Despite the advancements made in travel and technology, most of the world’s intriguing places are off limits to visitors, particularly tourists. Want to know why they are listed as forbidden places in the world?
Let’s find out:
- Ilha Da Queimada Grande, Brazil
The Snake Island or Ilha Da Queimada Grande is situated about 100kms off the coast of Sào Paulo. The island was the perfect spot for nature lovers until several decades ago when it became one of the forbidden places to not visit in the world. It has been completely inhabited by lethal snakes.
Research shows that there are over 4000 Golden Lancehead Vipers (the deadliest serpent in the world) on the 106 acres of land on which this island sits. The golden lancehead viper is about 1/2 a meter in length with a strong fast-acting venom that can dissolve flesh wounds around its bites within minutes.
No wonder this island is off-limits for visitors.
- North Sentinel Island, India
Located on the Andaman chain in the Bay of Bengal, the North Sentinel tribe is home to the Sentinelese people. The Sentinelese people have lived on the island for over 50,000 years. It is said that the people of the island strictly restrict visits by visitors of any kind and are often violent to safeguard their isolation which has been untouched by any civilization.
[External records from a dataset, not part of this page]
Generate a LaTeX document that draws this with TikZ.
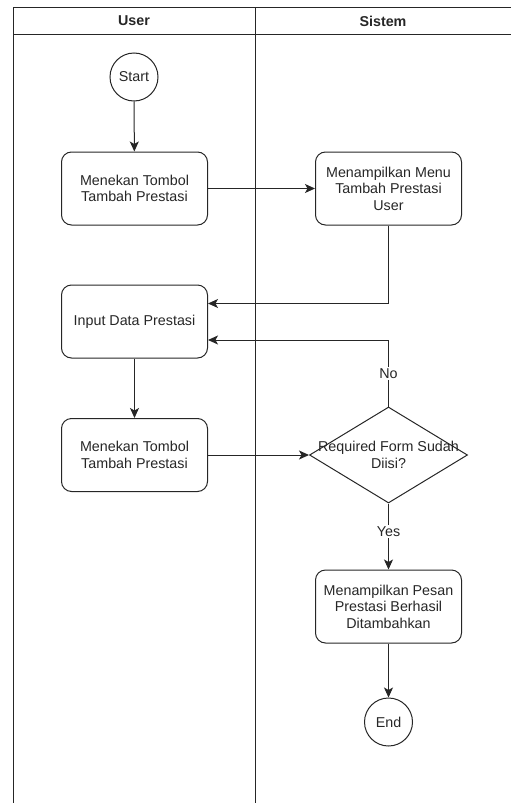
\documentclass[tikz,border=0pt]{standalone}
\usepackage{fontspec}
\setmainfont{Liberation Sans}
\usetikzlibrary{arrows.meta,shapes.geometric}
\begin{document}
\begin{tikzpicture}[x=1pt,y=-1pt,
  every node/.style={font=\fontsize{14.3}{16.5}\selectfont, text=black!85},
  line/.style={draw=black!85, line width=1pt},
  arr/.style={line, -{Stealth[length=10pt,width=9pt,inset=2.5pt]}},
  proc/.style={line, rounded corners=10pt, minimum width=146pt, minimum height=73pt, inner sep=0pt, align=center},
  term/.style={line, circle, minimum size=48pt, inner sep=0pt},
  lbl/.style={fill=white, inner sep=1.5pt},
  hdr/.style={font=\bfseries\fontsize{14.3}{16.5}\selectfont}]
\useasboundingbox (0,0) rectangle (511,803);
\begin{scope}
\clip (0,0) rectangle (511,803);
% pool
\draw[line] (13,820) -- (13,7) -- (530,7);
\draw[line] (13,34) -- (530,34);
\draw[line] (255,7) -- (255,820);
\end{scope}
\node[hdr] (hUser) at (134,21) {User};
\node[hdr] (hSis) at (383,21) {Sistem};
% nodes
\node[term] (start) at (134,77) {Start};
\node[proc] (b1) at (134.5,188.5) {Menekan Tombol\\Tambah Prestasi};
\node[proc] (b2) at (388.5,188.5) {Menampilkan Menu\\Tambah Prestasi\\User};
\node[proc] (b3) at (134.5,321.5) {Input Data Prestasi};
\node[proc] (b4) at (134.5,455) {Menekan Tombol\\Tambah Prestasi};
\node[line, diamond, minimum width=158pt, minimum height=96pt, inner sep=0pt] (d) at (388.5,455) {};
\node[align=center] (dt) at (388.5,455) {Required Form Sudah\\Diisi?};
\node[proc] (b5) at (388.5,606.5) {Menampilkan Pesan\\Prestasi Berhasil\\Ditambahkan};
\node[term] (end) at (388.5,722) {End};
% connectors
\draw[arr] (start) -- (b1);
\draw[arr] (b1) -- (b2);
\draw[arr] (b2.south) |- ([yshift=18pt]b3.east);
\draw[arr] (d.north) |- ([yshift=-18.5pt]b3.east) node[pos=0.25, lbl] (no) {No};
\draw[arr] (b3) -- (b4);
\draw[arr] (b4) -- (d.west);
\draw[arr] (d.south) -- (b5.north) node[pos=0.42, lbl] (yes) {Yes};
\draw[arr] (b5) -- (end);
\end{tikzpicture}
\end{document}
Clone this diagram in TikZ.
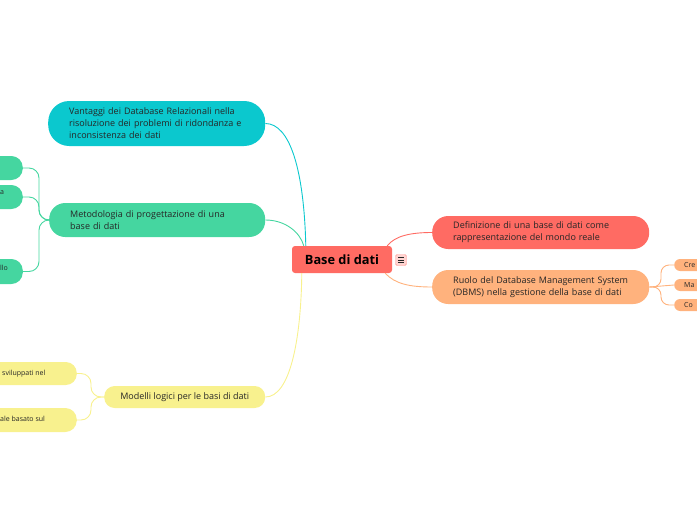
\documentclass[tikz,border=0pt]{standalone}
\usepackage{fontspec}
\setmainfont{Open Sans}
\usetikzlibrary{positioning}
\definecolor{topicred}{HTML}{FF6B63}
\definecolor{topiccyan}{HTML}{0BC8CE}
\definecolor{topicgreen}{HTML}{45D6A0}
\definecolor{topicyellow}{HTML}{F8F18E}
\definecolor{topicorange}{HTML}{FFB27D}
\definecolor{textdark}{HTML}{262626}

\begin{document}
\begin{tikzpicture}[x=1pt, y=-1pt,
    topic/.style={text=textdark, align=left, inner ysep=0pt,
      font=\fontsize{9}{12}\selectfont, anchor=west},
    leaf/.style={text=textdark, inner sep=0pt,
      font=\fontsize{7}{8}\selectfont},
    link/.style={line width=0.9pt}
  ]
  \useasboundingbox (0,0) rectangle (697,520);

  % central topic
  \node[fill=topicred, rounded corners=3pt, minimum width=100pt,
    minimum height=27pt, text=black, font=\fontsize{12.8}{14}\selectfont\bfseries]
    (root) at (342,259.5) {Base di dati};
  \node[fill=topicred!30!white, draw=topicred!70, rounded corners=1.5pt,
    minimum size=11pt, inner sep=0pt] (menu) at (401,260) {};
  \foreach \dy in {-2.6,0,2.6}
    \draw[textdark, line width=0.7pt] ([xshift=-3pt, yshift=\dy pt]menu.center)
      -- ([xshift=3pt, yshift=\dy pt]menu.center);

  % main topics
  \node[topic, fill=topiccyan, rounded corners=21pt, minimum width=217pt,
    minimum height=45pt, text width=175pt, inner xsep=21pt] (vantaggi) at (48,123.5)
    {Vantaggi dei Database Relazionali nella\\risoluzione dei problemi di ridondanza e\\inconsistenza dei dati};
  \node[topic, fill=topicgreen, rounded corners=16pt, minimum width=216pt,
    minimum height=34pt, text width=174pt, inner xsep=21pt] (metodo) at (49,220)
    {Metodologia di progettazione di una\\base di dati};
  \node[topic, fill=topicyellow, rounded corners=10.5pt, minimum width=161pt,
    minimum height=22pt, align=center] (modelli) at (104,397)
    {Modelli logici per le basi di dati};
  \node[topic, fill=topicred, rounded corners=16pt, minimum width=217pt,
    minimum height=33pt, text width=175pt, inner xsep=21pt] (definiz) at (432,232.5)
    {Definizione di una base di dati come\\rappresentazione del mondo reale};
  \node[topic, fill=topicorange, rounded corners=16pt, minimum width=217pt,
    minimum height=34pt, text width=175pt, inner xsep=21pt] (ruolo) at (432,287)
    {Ruolo del Database Management System\\(DBMS) nella gestione della base di dati};

  % sub topics (cut by the page edge)
  \node[fill=topicgreen, rounded corners=11.5pt, minimum width=90pt,
    minimum height=24pt, anchor=east] (metodoa) at (23,168) {};
  \node[fill=topicgreen, rounded corners=11.5pt, minimum width=90pt,
    minimum height=24pt, anchor=east] (metodob) at (23,197) {};
  \node[fill=topicgreen, rounded corners=11.5pt, minimum width=90pt,
    minimum height=25pt, anchor=east] (metodoc) at (23,271.5) {};
  \node[fill=topicyellow, rounded corners=11pt, minimum width=120pt,
    minimum height=23pt, anchor=east] (modellia) at (77,373.5) {};
  \node[fill=topicyellow, rounded corners=11.5pt, minimum width=120pt,
    minimum height=24pt, anchor=east] (modellib) at (77,420) {};
  \node[fill=topicorange, rounded corners=6pt, minimum width=50pt,
    minimum height=12pt, anchor=west, inner xsep=10pt, leaf, text width=30pt,
    align=left] (dbmsa) at (674,265) {Cre};
  \node[fill=topicorange, rounded corners=6pt, minimum width=50pt,
    minimum height=12pt, anchor=west, inner xsep=10pt, leaf, text width=30pt,
    align=left] (dbmsb) at (674,285) {Ma};
  \node[fill=topicorange, rounded corners=6pt, minimum width=50pt,
    minimum height=12pt, anchor=west, inner xsep=10pt, leaf, text width=30pt,
    align=left] (dbmsc) at (674,305) {Co};

  % visible text of the cut sub topics
  \node[leaf, anchor=base west] (metodobtxt) at (0,194) {a};
  \node[leaf, anchor=base west] (metodoctxt) at (0,270) {llo};
  \node[leaf, anchor=base west] (modelliatxt) at (2,375) {sviluppati nel};
  \node[leaf, anchor=base west] (modellibtxt) at (0,421) {ale basato sul};

  % links from the central topic
  \draw[link, topiccyan] ([xshift=14pt]root.north west)
    .. controls (304,170) and (290,123.5) .. (vantaggi.east);
  \draw[link, topicgreen] ([xshift=12pt]root.north west)
    .. controls (300,232) and (285,220) .. (metodo.east);
  \draw[link, topicyellow] ([xshift=10pt]root.south west)
    .. controls (301,340) and (290,397) .. (modelli.east);
  \draw[link, topicred] ([xshift=-5pt]root.north east)
    .. controls (395,236) and (410,232.5) .. (definiz.west);
  \draw[link, topicorange] ([xshift=-7pt]root.south east)
    .. controls (395,284) and (410,287) .. (ruolo.west);

  % links to the sub topics
  \draw[link, topicgreen, rounded corners=10pt] (metodo.west) -- (39,220) |- (metodoa.east);
  \draw[link, topicgreen, rounded corners=10pt] (metodo.west) -- (39,220) |- (metodob.east);
  \draw[link, topicgreen, rounded corners=10pt] (metodo.west) -- (39,220) |- (metodoc.east);
  \draw[link, topicyellow, rounded corners=10pt] (modelli.west) -- (91,397) |- (modellia.east);
  \draw[link, topicyellow, rounded corners=10pt] (modelli.west) -- (91,397) |- (modellib.east);
  \draw[link, topicorange, rounded corners=8pt] (ruolo.east) -- (661,287) |- (dbmsa.west);
  \draw[link, topicorange] (ruolo.east) -- (dbmsb.west);
  \draw[link, topicorange, rounded corners=8pt] (ruolo.east) -- (661,287) |- (dbmsc.west);
\end{tikzpicture}
\end{document}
North Sentinel Island is one of the most dangerous islands in the world and it has been declared one of the forbidden places to visit in the world for visitors’ safety.
- Heard Island, Australia
Heard Island is one of the most unexplored islands. It lies between Antarctica and Madagascar, although it belongs politically to Australia.
There are two active volcanoes on the Island, one of which is the Famous Big Ben. These volcanoes make the land there hazardous to humans which is why the Australian Government restricted entry to tourists and also as a bid to preserve the fragile natural surroundings.
- Surtsey, Iceland
Known globally as the newest island in the world, Surtsey is a small island that can be found in an archipelago on the south coast of Iceland. Surtsey was created as a consequence of a volcanic explosion that lasted for 4 years.
Today, Surtsey is a forbidden place to visit by tourists and this is done to preserve the ecological life on the island.
- Lascaux Caves, France
The Lascaux caves are a treasure trove of some sorts for an archaeologist. The cave complex contains some prehistoric, Paleolithic, and rare paintings where animals like stags and bison are considered to have existed about 17,300 years ago.
Archaeologists believe that human presence might destroy the ancient work of art and that is why the caves are forbidden to visit by the general public.
The Lascaux caves are a UNESCO World Heritage site.